「学びの軌跡の卒業アルバム」

 昇降口ロビーの片隅に、独特な空間ができています。
 3年生のひとりの男子が、これまでの自分の人生で制作した美術作品をアトリエ風に展示するインスタレーション(展示空間まで含めてアート作品にする手法)の作品を発表しているのです。その独特なタッチの絵画作品は、ことに私の目をひいてきました。シュルレアリスムのようなイマジネーションあふれる作品を創造する生徒だったからです。
 すでに美術系の大学にも合格しており、さらに自分の才能を磨いてくれるだろうと、大いに期待しています。
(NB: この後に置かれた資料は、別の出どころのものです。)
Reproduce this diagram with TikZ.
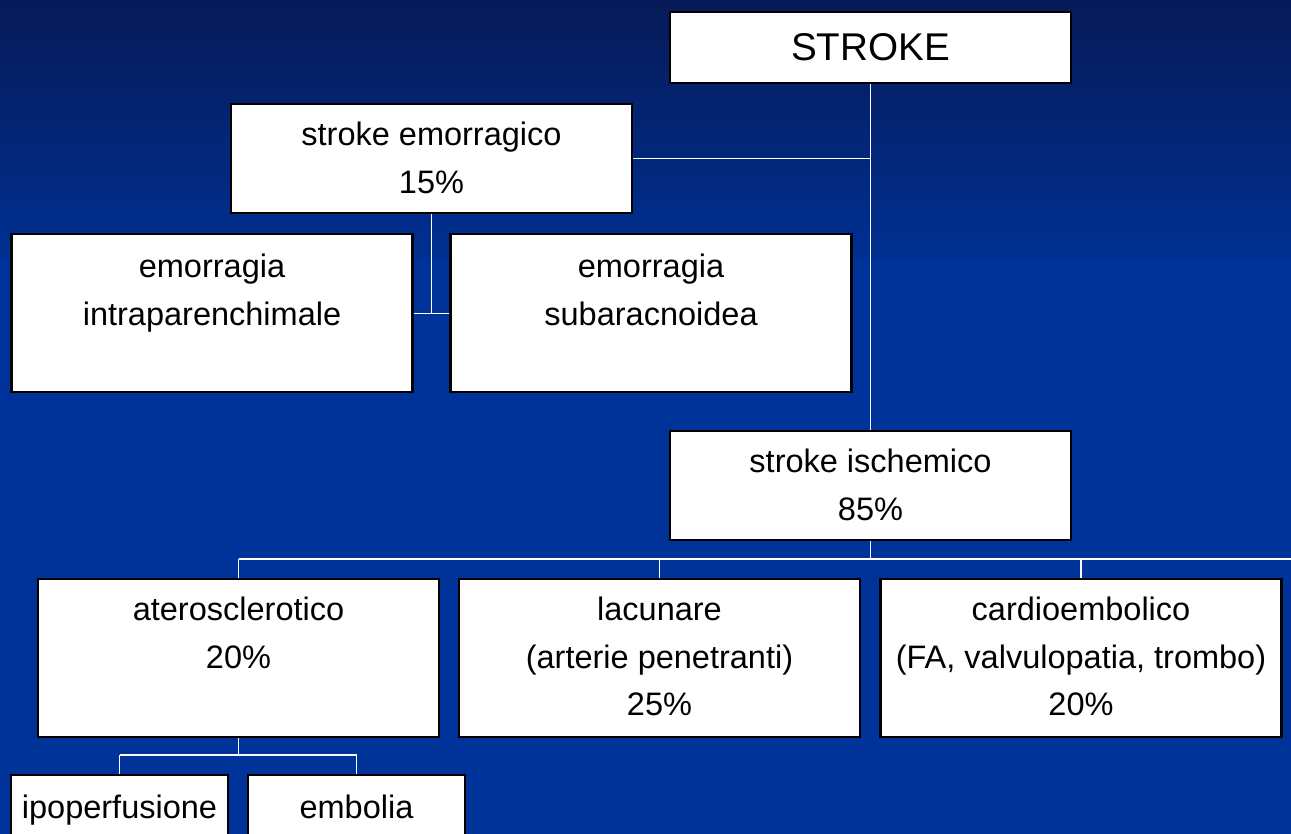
\documentclass[tikz,border=0pt]{standalone}
\usepackage{fontspec}
\setmainfont{Liberation Sans}
\usetikzlibrary{calc}

\definecolor{bgtop}{RGB}{6,26,88}
\definecolor{bgmid}{RGB}{0,48,146}
\definecolor{bgblue}{RGB}{0,51,153}

\tikzset{
    box/.style={draw=black, fill=white, line width=1.2pt, minimum width=8.02cm, anchor=north, inner sep=0pt},
    lbl/.style={anchor=north, align=center, inner sep=0pt, font=\fontsize{18.5}{27}\selectfont},
    conn/.style={draw=white, line width=0.6pt}
}

\begin{document}
\begin{tikzpicture}[x=0.02cm, y=-0.02cm]
        \clip (0, 0) rectangle (1291, 834);
        \shade[top color=bgtop, bottom color=bgmid] (0, 0) rectangle (1291, 260);
        \fill[bgblue] (0, 259) rectangle (1291, 834);

        \node[box, minimum height=1.42cm] (stroke) at (870.5, 11) {};
        \node[anchor=center, font=\fontsize{22}{26}\selectfont] (strokelbl) at (stroke.center) {STROKE};

        \node[box, minimum height=2.18cm] (emo) at (431.5, 103) {};
        \node[lbl] (emolbl) at ($(emo.north) + (0, 19)$) {stroke emorragico\\15\%};
        \node[box, minimum height=3.16cm] (intra) at (212, 233) {};
        \node[lbl] (intralbl) at ($(intra.north) + (0, 21)$) {emorragia\\intraparenchimale};
        \node[box, minimum height=3.16cm] (sub) at (651, 233) {};
        \node[lbl] (sublbl) at ($(sub.north) + (0, 21)$) {emorragia\\subaracnoidea};

        \node[box, minimum height=2.18cm] (isch) at (870.5, 430) {};
        \node[lbl] (ischlbl) at ($(isch.north) + (0, 19)$) {stroke ischemico\\85\%};

        \node[box, minimum height=3.16cm] (ath) at (238.5, 578) {};
        \node[lbl] (athlbl) at ($(ath.north) + (0, 19)$) {aterosclerotico\\20\%};
        \node[box, minimum height=3.16cm] (lac) at (659.5, 578) {};
        \node[lbl] (laclbl) at ($(lac.north) + (0, 19)$) {lacunare\\(arterie penetranti)\\25\%};
        \node[box, minimum height=3.16cm] (card) at (1081, 578) {};
        \node[lbl] (cardlbl) at ($(card.north) + (0, 19)$) {cardioembolico\\(FA, valvulopatia, trombo)\\20\%};

        \node[box, minimum width=4.34cm, minimum height=1.8cm] (ipo) at (119.5, 774) {};
        \node[lbl] (ipolbl) at ($(ipo.north) + (0, 21)$) {ipoperfusione};
        \node[box, minimum width=4.34cm, minimum height=1.8cm] (emb) at (356.5, 774) {};
        \node[lbl] (emblbl) at ($(emb.north) + (0, 21)$) {embolia};

        \coordinate (isbus) at (870.5, 559);
        \coordinate (busend) at (1291, 559);
        \coordinate (athbus) at (238.5, 755);

        \draw[conn] (stroke.south) -- (isch.north);
        \draw[conn] (emo.east) -- (emo.east -| stroke.south);
        \draw[conn] (emo.south) -- (emo.south |- intra.east);
        \draw[conn] (intra.east) -- (sub.west);

        \draw[conn] (isch.south) -- (isbus);
        \draw[conn] (ath.north |- isbus) -- (busend);
        \draw[conn] (ath.north |- isbus) -- (ath.north);
        \draw[conn] (lac.north |- isbus) -- (lac.north);
        \draw[conn] (card.north |- isbus) -- (card.north);

        \draw[conn] (ath.south) -- (athbus);
        \draw[conn] (ipo.north |- athbus) -- (emb.north |- athbus);
        \draw[conn] (ipo.north |- athbus) -- (ipo.north);
        \draw[conn] (emb.north |- athbus) -- (emb.north);
    \end{tikzpicture}
\end{document}
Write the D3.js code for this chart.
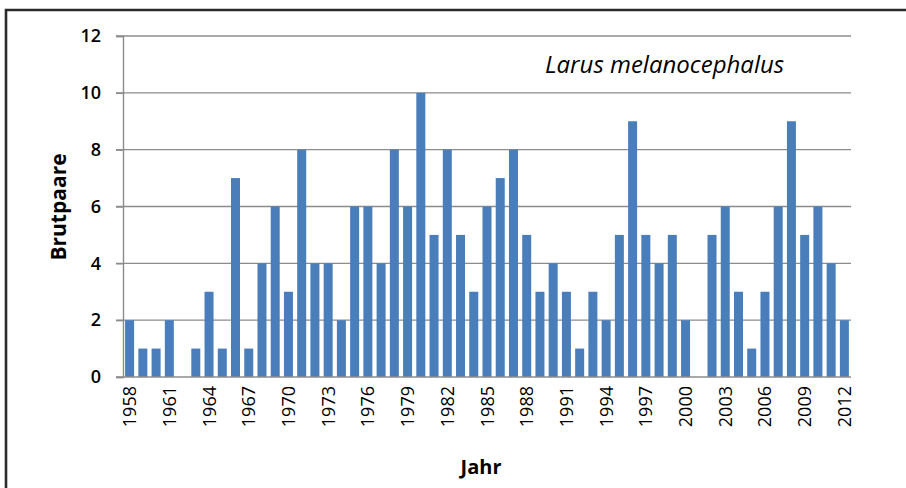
<!DOCTYPE html>
<html>
<head>
<meta charset="utf-8">
<script src="https://cdn.jsdelivr.net/npm/d3@7"></script>
<style>
  html, body { margin: 0; padding: 0; background: #fff; }
  svg { display: block; }
  text { font-family: "Open Sans", "Liberation Sans", sans-serif; fill: #000; }
</style>
</head>
<body>
<svg id="chart" width="906" height="488"></svg>
<script>
// Breeding pairs of the Mediterranean gull per year
const years = d3.range(1958, 2013);
const pairs = [
  2, 1, 1, 2, 0, 1, 3, 1, 7, 1,   // 1958-1967
  4, 6, 3, 8, 4, 4, 2, 6, 6, 4,   // 1968-1977
  8, 6, 10, 5, 8, 5, 3, 6, 7, 8,  // 1978-1987
  5, 3, 4, 3, 1, 3, 2, 5, 9, 5,   // 1988-1997
  4, 5, 2, 0, 5, 6, 3, 1, 3, 6,   // 1998-2007
  9, 5, 6, 4, 2                   // 2008-2012
];
const yTicks = [0, 2, 4, 6, 8, 10, 12];
const xTickYears = d3.range(1958, 2013, 3);

const svg = d3.select("#chart");
const plotLeft = 123, plotRight = 851, plotTop = 36, plotBottom = 377;

const x = d3.scaleBand().domain(years).range([plotLeft, plotRight]).paddingInner(0.32).paddingOuter(0.16);
const y = d3.scaleLinear().domain([0, 12]).range([plotBottom, plotTop]);

// outer frame
svg.append("path")
  .attr("d", `M6,488 V10 H906`)
  .attr("fill", "none").attr("stroke", "#2b2b2b").attr("stroke-width", 2.6);

// horizontal gridlines
svg.append("g").selectAll("line").data(yTicks.filter(d => d > 0)).join("line")
  .attr("x1", plotLeft - 7).attr("x2", plotRight)
  .attr("y1", d => y(d)).attr("y2", d => y(d))
  .attr("stroke", "#8c8c8c").attr("stroke-width", 1.4);

// bars
svg.append("g").selectAll("rect").data(years).join("rect")
  .attr("x", d => x(d))
  .attr("width", x.bandwidth())
  .attr("y", (d, i) => y(pairs[i]))
  .attr("height", (d, i) => y(0) - y(pairs[i]))
  .attr("fill", "#4a7ebb");

// y axis
const yAxis = svg.append("g").attr("transform", `translate(${plotLeft},0)`)
  .call(d3.axisLeft(y).tickValues(yTicks).tickSize(7).tickPadding(15));
yAxis.select(".domain").attr("stroke", "#8c8c8c").attr("stroke-width", 1.4);
yAxis.selectAll(".tick line").attr("stroke", "#8c8c8c").attr("stroke-width", 1.4);
yAxis.selectAll(".tick text")
  .style("font-size", "18px").style("font-weight", "600").attr("fill", "#1a1a1a");

// x axis baseline
svg.append("line")
  .attr("x1", plotLeft - 7).attr("x2", plotRight)
  .attr("y1", plotBottom).attr("y2", plotBottom)
  .attr("stroke", "#8c8c8c").attr("stroke-width", 1.4);

// x tick labels, rotated
svg.append("g").selectAll("text").data(xTickYears).join("text")
  .attr("transform", d => `translate(${x(d) + x.bandwidth() / 2 + 6.5},${plotBottom + 9}) rotate(-90)`)
  .attr("text-anchor", "end")
  .style("font-size", "18px").style("font-weight", "500")
  .attr("fill", "#1a1a1a")
  .text(d => d);

// axis titles
svg.append("text")
  .attr("transform", `translate(66,207) rotate(-90)`)
  .attr("text-anchor", "middle")
  .style("font-size", "21px").style("font-weight", "700")
  .text("Brutpaare");

svg.append("text")
  .attr("x", 481).attr("y", 474)
  .attr("text-anchor", "middle")
  .style("font-size", "20px").style("font-weight", "700")
  .text("Jahr");

// species name
svg.append("text")
  .attr("x", 545).attr("y", 73)
  .style("font-size", "24px").style("font-style", "italic")
  .attr("fill", "#111")
  .text("Larus melanocephalus");
</script>
</body>
</html>
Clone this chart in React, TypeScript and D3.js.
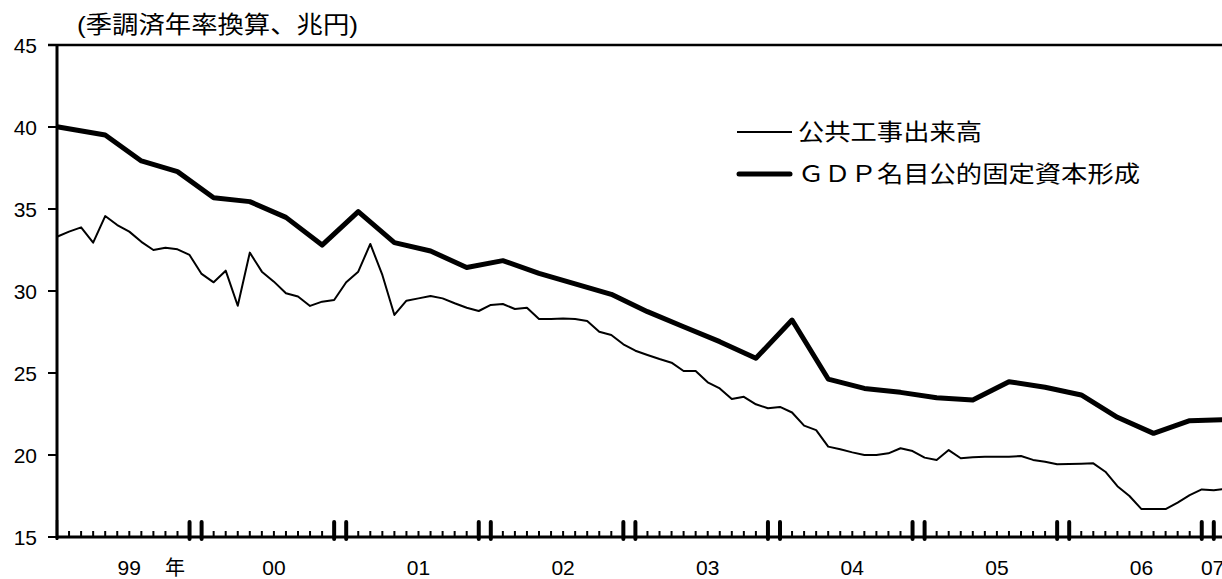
import * as d3 from 'd3';
import React from 'react';

// month index 0 = first month on the axis
const worksValues = [
  33.31, 33.62, 33.88, 32.95, 34.57, 34.02, 33.62, 33.0, 32.5, 32.64, 32.54, 32.2,
  31.04, 30.53, 31.24, 29.1, 32.34, 31.18, 30.57, 29.86, 29.66, 29.09, 29.35, 29.45,
  30.53, 31.18, 32.87, 30.98, 28.54, 29.41, 29.55, 29.7, 29.55, 29.25, 28.98, 28.78,
  29.15, 29.21, 28.9, 28.98, 28.29, 28.29, 28.33, 28.29, 28.17, 27.52, 27.32, 26.75,
  26.36, 26.1, 25.85, 25.63, 25.12, 25.12, 24.43, 24.06, 23.41, 23.55, 23.09, 22.85,
  22.93, 22.59, 21.79, 21.52, 20.51, 20.35, 20.16, 20.0, 20.0, 20.1, 20.41, 20.24,
  19.84, 19.7, 20.3, 19.8, 19.86, 19.9, 19.9, 19.9, 19.94, 19.7, 19.59, 19.43,
  19.45, 19.47, 19.49, 18.98, 18.1, 17.5, 16.7, 16.7, 16.7, 17.1, 17.55, 17.9,
  17.85, 17.95,
];

const gdpMonths = [0, 4, 7, 10, 13, 16, 19, 22, 25, 28, 31, 34, 37, 40, 43, 46, 49,
  52, 55, 58, 61, 64, 67, 70, 73, 76, 79, 82, 85, 88, 91, 94, 97];
const gdpValues = [40.02, 39.51, 37.93, 37.28, 35.69, 35.45, 34.49, 32.8, 34.84, 32.95,
  32.44, 31.43, 31.85, 31.08, 30.43, 29.8, 28.74, 27.82, 26.91, 25.9, 28.23, 24.63,
  24.06, 23.82, 23.49, 23.35, 24.47, 24.13, 23.66, 22.3, 21.32, 22.09, 22.15];

const yearLabels = ['99', '00', '01', '02', '03', '04', '05', '06', '07'];
const yearLabelMonths = [6, 18, 30, 42, 54, 66, 78, 90, 95.9];
const yTicks = [15, 20, 25, 30, 35, 40, 45];

const seriesNames = ['公共工事出来高', 'ＧＤＰ名目公的固定資本形成'];
const unitLabel = '(季調済年率換算、兆円)';

const latin = '"Liberation Sans", Arial, sans-serif';
const cjk = '"Liberation Sans", "Noto Sans CJK JP", sans-serif';

export default function App() {
  const width = 1222;
  const height = 579;

  const x = d3.scaleLinear().domain([0, 96]).range([57, 1213.8]);
  const y = d3.scaleLinear().domain([15, 45]).range([537, 45]);

  const line = d3.line<[number, number]>()
    .x(d => x(d[0]))
    .y(d => y(d[1]));

  const worksPath = line(worksValues.map((v, i) => [i, v] as [number, number]));
  const gdpPath = line(gdpValues.map((v, i) => [gdpMonths[i], v] as [number, number]));

  const monthTicks = d3.range(0, 98);

  return (
    <svg width={width} height={height}
      style={{ position: 'absolute', left: 0, top: 0, background: '#fff' }}>
      {/* unit label */}
      <text x={77} y={33} fontFamily={cjk} fontSize={24} textLength={281}
        lengthAdjust="spacingAndGlyphs">{unitLabel}</text>

      {/* top frame line */}
      <line x1={48} x2={width} y1={y(45)} y2={y(45)} stroke="#000" strokeWidth={2.5} />

      {/* y ticks + labels */}
      {yTicks.map(t => (
        <g key={t}>
          <line x1={48} x2={57} y1={y(t)} y2={y(t)} stroke="#000" strokeWidth={2} />
          <text x={37} y={y(t)} dy="0.36em" textAnchor="end" fontFamily={latin}
            fontSize={21}>{t}</text>
        </g>
      ))}

      {/* lines */}
      <path d={worksPath || ''} fill="none" stroke="#000" strokeWidth={2}
        strokeLinejoin="round" />
      <path d={gdpPath || ''} fill="none" stroke="#000" strokeWidth={5}
        strokeLinejoin="round" />

      {/* axes */}
      <line x1={57} x2={57} y1={y(45)} y2={y(15) + 2} stroke="#000" strokeWidth={3} />
      <line x1={57} x2={width} y1={y(15)} y2={y(15)} stroke="#000" strokeWidth={3} />

      {/* month ticks */}
      {monthTicks.map(i => {
        const bold = i > 0 && (i % 12 === 11 || i % 12 === 0);
        if (i === 0) {
          return <line key={i} x1={x(i)} x2={x(i)} y1={520} y2={540}
            stroke="#000" strokeWidth={2.5} />;
        }
        return bold
          ? <line key={i} x1={x(i)} x2={x(i)} y1={522} y2={539} stroke="#000"
              strokeWidth={4} strokeLinecap="round" />
          : <line key={i} x1={x(i)} x2={x(i)} y1={531} y2={537} stroke="#000"
              strokeWidth={2} />;
      })}

      {/* year labels */}
      {yearLabels.map((l, k) => (
        <text key={l} x={x(yearLabelMonths[k])} y={575} textAnchor="middle"
          fontFamily={latin} fontSize={21}>{l}</text>
      ))}
      <text x={x(9.8)} y={575} textAnchor="middle" fontFamily={cjk} fontSize={20}>年</text>

      {/* legend */}
      <line x1={737} x2={792} y1={132} y2={132} stroke="#000" strokeWidth={2} />
      <text x={798} y={140} fontFamily={cjk} fontSize={23} textLength={184}
        lengthAdjust="spacingAndGlyphs">{seriesNames[0]}</text>
      <line x1={739} x2={790} y1={174} y2={174} stroke="#000" strokeWidth={5}
        strokeLinecap="round" />
      <text x={798} y={182} fontFamily={cjk} fontSize={23} textLength={342}
        lengthAdjust="spacingAndGlyphs">{seriesNames[1]}</text>
    </svg>
  );
}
 彼のインスタレーションをみると、3年生は「学びの軌跡」を感じる自分の部屋から外に出て、新しい人生の第一歩を記そうとしているのだということを実感します。進学して新たな学びを始めるためには、「学びの軌跡」を胸に秘めつつ、未知の世界と自分への「飛躍」が必要です。
 この作品は、自分の「学びの軌跡」の卒業アルバムなのかもしれません。

 私自身の高校時代の「学びの軌跡」のインスタレーションはどのような風景だったのか。今となってはおぼろげなのですが、昨晩、論文を書いているときに、ふと「ヴァルネラビリティ」という、高校時代に大江健三郎の小説を読んでいて出会った言葉が、ふとよみがえってきました。その言葉に心揺さぶられた思いも鮮明によみがえりました。
 「学びの軌跡」は、心の片隅にしっかり生き続けているのかもしれないと思ったのでした。